AThis is the same recipe my babysitter used to make us when I was a kid. It tasted awesome...but she was absolutely terrible at mixing. There were always little clumps of flour left behind. Just be sure to mix the flour and milk before it heats up....then keep mixing until its thick.
To speed up the process, I pour the thickened flour/milk into another bowl with a piece of wax paper on top and throw it in the freezer for 20 minutes.


Thank you so much. I will try this one too. I made the smbc, was delicious, however tasted a lot of butter and wasn't as stiff as I would like it. Any way to stiffen it and cut some butter taste?
Adding powdered sugar about 1/2 cup at a time (untill you like the consistency) will both stiffen and cut the butter flavor.


AIf you are referring to the SMBC...I would leave it out up to 3 days. It refrigerates and freezes beautifully.
If you're talking about the cooked flour, my experience has not been good when refrigerating it and having it come back to room temp.
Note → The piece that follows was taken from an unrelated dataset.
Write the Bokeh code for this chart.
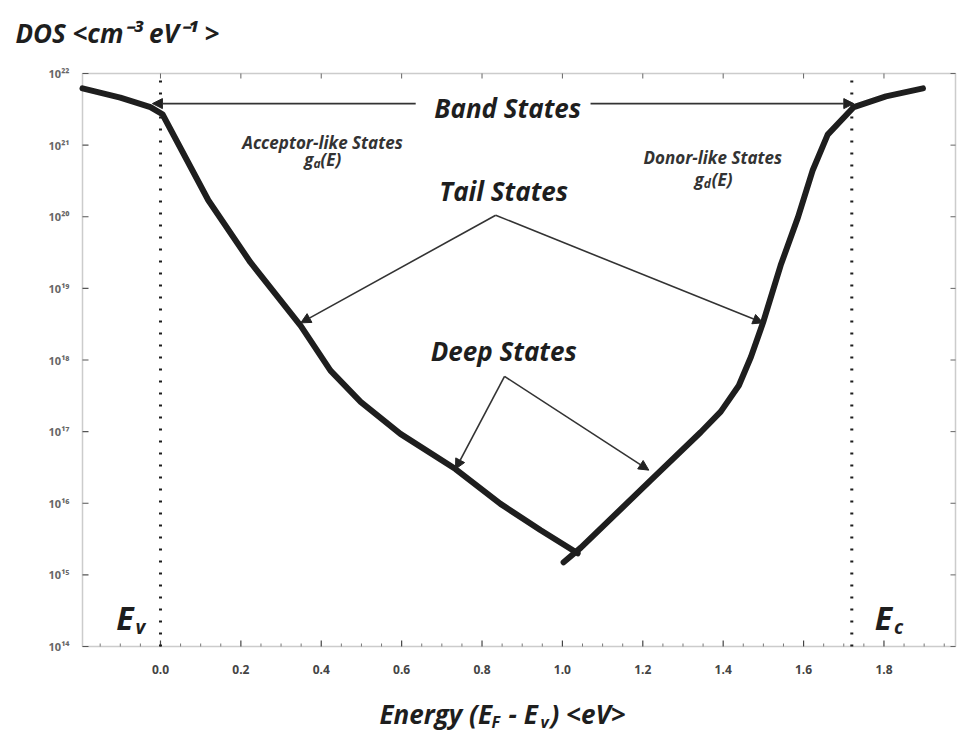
import math
from bokeh.plotting import figure
from bokeh.models import Arrow, NormalHead, Label, Range1d, BoxAnnotation
from bokeh.core.properties import value
from bokeh.embed import file_html
from bokeh.resources import INLINE

# ---------------- data ----------------
acceptor_E = [-0.194, -0.10, -0.025, 0.005, 0.119, 0.224, 0.349, 0.423, 0.498, 0.597, 0.734, 0.846, 0.946, 1.038]
acceptor_DOS = [6.2e21, 4.6e21, 3.4e21, 2.7e21, 1.7e20, 2.3e19, 3.0e18, 7.1e17, 2.6e17, 9.3e16, 3.0e16, 9.8e15, 4.2e15, 2.0e15]
donor_E = [1.003, 1.046, 1.22, 1.344, 1.394, 1.439, 1.469, 1.499, 1.543, 1.586, 1.623, 1.660, 1.725, 1.805, 1.897]
donor_DOS = [1.5e15, 2.4e15, 2.1e16, 9.8e16, 1.9e17, 4.4e17, 1.1e18, 3.3e18, 2.1e19, 9.8e19, 4.5e20, 1.4e21, 3.4e21, 4.8e21, 6.2e21]
E_v = 0.0
E_c = 1.72
x_ticks = [0.0, 0.2, 0.4, 0.6, 0.8, 1.0, 1.2, 1.4, 1.6, 1.8]
x_tick_labels = ["0.0", "0.2", "0.4", "0.6", "0.8", "1.0", "1.2", "1.4", "1.6", "1.8"]
x_minor = [-0.15, -0.1, -0.05, 0.05, 0.1, 0.15, 0.25, 0.3, 0.35, 0.45, 0.5, 0.55, 0.65, 0.7, 0.75,
           0.85, 0.9, 0.95, 1.05, 1.1, 1.15, 1.25, 1.3, 1.35, 1.45, 1.5, 1.55, 1.65, 1.7, 1.75, 1.85, 1.9, 1.95]
y_ticks = [1e14, 1e15, 1e16, 1e17, 1e18, 1e19, 1e20, 1e21, 1e22]
y_tick_labels = ["10¹⁴", "10¹⁵", "10¹⁶", "10¹⁷", "10¹⁸", "10¹⁹", "10²⁰", "10²¹", "10²²"]

# plotting box (the drawn frame) in data units
X_MIN, X_MAX = -0.194, 1.978
Y_MIN, Y_MAX = 1e14, 1e22

# ---------------- layout ----------------
W, H = 958, 733
M_LEFT, M_RIGHT, M_TOP, M_BOTTOM = 82, 3, 73, 87
px_per_x = (W - M_LEFT - M_RIGHT) / (X_MAX - X_MIN)
px_per_dec = (H - M_TOP - M_BOTTOM) / (math.log10(Y_MAX) - math.log10(Y_MIN))
x_start = X_MIN - M_LEFT / px_per_x
x_end = X_MAX + M_RIGHT / px_per_x
y_start = 10 ** (math.log10(Y_MIN) - M_BOTTOM / px_per_dec)
y_end = 10 ** (math.log10(Y_MAX) + M_TOP / px_per_dec)

INK = "#1e1e1e"
FONT = "Open Sans"

p = figure(width=W, height=H, y_axis_type="log",
           x_range=Range1d(x_start, x_end), y_range=Range1d(y_start, y_end),
           x_axis_location=None, y_axis_location=None,
           output_backend="svg", toolbar_location=None,
           min_border_left=0, min_border_right=0, min_border_top=0, min_border_bottom=0)
p.grid.visible = False
p.outline_line_color = None
p.background_fill_color = "white"
p.border_fill_color = "white"

# frame box
p.add_layout(BoxAnnotation(left=X_MIN, right=X_MAX, bottom=Y_MIN, top=Y_MAX, fill_alpha=0,
                           line_color="#555555", line_width=1.5, level="underlay"))

# ticks (inward) on all four sides
nx, ny, nm = len(x_ticks), len(y_ticks), len(x_minor)
p.ray(x=x_ticks, y=[Y_MIN] * nx, length=6, length_units="screen", angle=math.pi / 2, line_color="#444444", line_width=1.2)
p.ray(x=x_minor, y=[Y_MIN] * nm, length=3, length_units="screen", angle=math.pi / 2, line_color="#777777", line_width=1)
p.ray(x=x_ticks, y=[Y_MAX] * nx, length=5, length_units="screen", angle=-math.pi / 2, line_color="#666666", line_width=1)
p.ray(x=[X_MIN] * ny, y=y_ticks, length=6, length_units="screen", angle=0, line_color="#555555", line_width=1.2)
p.ray(x=[X_MAX] * ny, y=y_ticks, length=5, length_units="screen", angle=math.pi, line_color="#666666", line_width=1)

# tick labels
p.text(x=x_ticks, y=[Y_MIN] * nx, text=x_tick_labels, y_offset=18, text_align="center", text_baseline="top",
       text_font=value(FONT), text_font_style="bold", text_font_size="12px", text_color="#444444")
p.text(x=[X_MIN] * ny, y=y_ticks, text=y_tick_labels, x_offset=-13, text_align="right", text_baseline="middle",
       text_font=value(FONT), text_font_style="bold", text_font_size="11px", text_color="#666666")

# dotted band edges
for loc in (E_v, E_c):
    p.line([loc, loc], [Y_MIN, Y_MAX], line_color=INK, line_width=3, line_dash="2 10")

# DOS curve
p.line(acceptor_E, acceptor_DOS, line_width=6, line_color=INK, line_join="round", line_cap="round")
p.line(donor_E, donor_DOS, line_width=6, line_color=INK, line_join="round", line_cap="round")

def arrow(x0, y0, x1, y1):
    p.add_layout(Arrow(x_start=x0, y_start=y0, x_end=x1, y_end=y1, line_color="#333333", line_width=1.6,
                       end=NormalHead(size=10, fill_color="#222222", line_color="#222222")))

# Band states arrows
arrow(0.635, 3.8e21, -0.02, 3.8e21)
arrow(1.07, 3.8e21, 1.725, 3.8e21)
# Tail states arrows
arrow(0.834, 1.05e20, 0.349, 3.3e18)
arrow(0.834, 1.05e20, 1.499, 3.3e18)
# Deep states arrows
arrow(0.856, 5.9e17, 0.734, 3.0e16)
arrow(0.856, 5.9e17, 1.215, 2.9e16)

def label(x, y, text, size, align="center", baseline="middle", xo=0, yo=0, color=INK, style="bold italic"):
    p.add_layout(Label(x=x, y=y, text=text, text_font=FONT, text_font_size=size, text_font_style=style,
                       text_color=color, text_align=align, text_baseline=baseline, x_offset=xo, y_offset=yo))

label(0.864, 3.35e21, "Band States", "26px")
label(0.854, 2.3e20, "Tail States", "26px")
label(0.854, 1.35e18, "Deep States", "26px")
label(0.403, 1.09e21, "Acceptor-like States", "17px", color="#333333")
label(1.374, 6.8e20, "Donor-like States", "17px", color="#333333")
# g_a(E)
label(0.403, 6.4e20, "g", "17px", align="right", xo=-9, color="#333333")
label(0.403, 6.4e20, "a", "12px", align="left", xo=-9, yo=-4, color="#333333")
label(0.403, 6.4e20, "(E)", "17px", align="left", xo=-2, color="#333333")
# g_d(E)
label(1.374, 3.3e20, "g", "17px", align="right", xo=-9, color="#333333")
label(1.374, 3.3e20, "d", "12px", align="left", xo=-9, yo=-4, color="#333333")
label(1.374, 3.3e20, "(E)", "17px", align="left", xo=-1, color="#333333")
# E_v and E_c
label(-0.067, 2.5e14, "E", "32px", align="right", baseline="alphabetic")
label(-0.067, 2.5e14, "v", "19px", align="left", baseline="alphabetic", xo=2, yo=-9)
label(1.820, 2.5e14, "E", "32px", align="right", baseline="alphabetic")
label(1.820, 2.5e14, "c", "19px", align="left", baseline="alphabetic", xo=2, yo=-9)

# y-axis title (top-left)
label(-0.361, 3.73e22, "DOS <cm⁻³ eV⁻¹ >", "26px", align="left")

# x-axis title with subscripts
xl, yl = 0.545, 1.16e13
label(xl, yl, "Energy (E", "26px", align="left", xo=0)
label(xl, yl, "F", "16px", align="left", xo=112, yo=-8)
label(xl, yl, "- E", "26px", align="left", xo=129)
label(xl, yl, "v", "16px", align="left", xo=161, yo=-8)
label(xl, yl, ") <eV>", "26px", align="left", xo=171)

open("out.html", "w").write(file_html(p, INLINE))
It seems to separate a bit and has a curdled look...even after I made it and it looked great initially. My suggestion would be to make it and use to cover cakes without refrigeration.
This is just my experience though. I used to use the flour recipe exclusively, until I discovered smbc.
HTH.

Thank you for your response. I was talking about the cooked flour recipe. Can that set out if you do it the same day or does the cake need to be refrigerated? I am concerned about the milk in that recipe not being refrigerated or when it gets cooked does that make it more stable?

AI've never had a problem with leaving it out. I wouldn't worry, but that's just me. Use your judgement. How long do you need to make it in advance?

Just use your regular recipe and scale way back on the sugar. Remove a couple of cups from it, and thin it with hot whipping cream and beat the daylights out of it.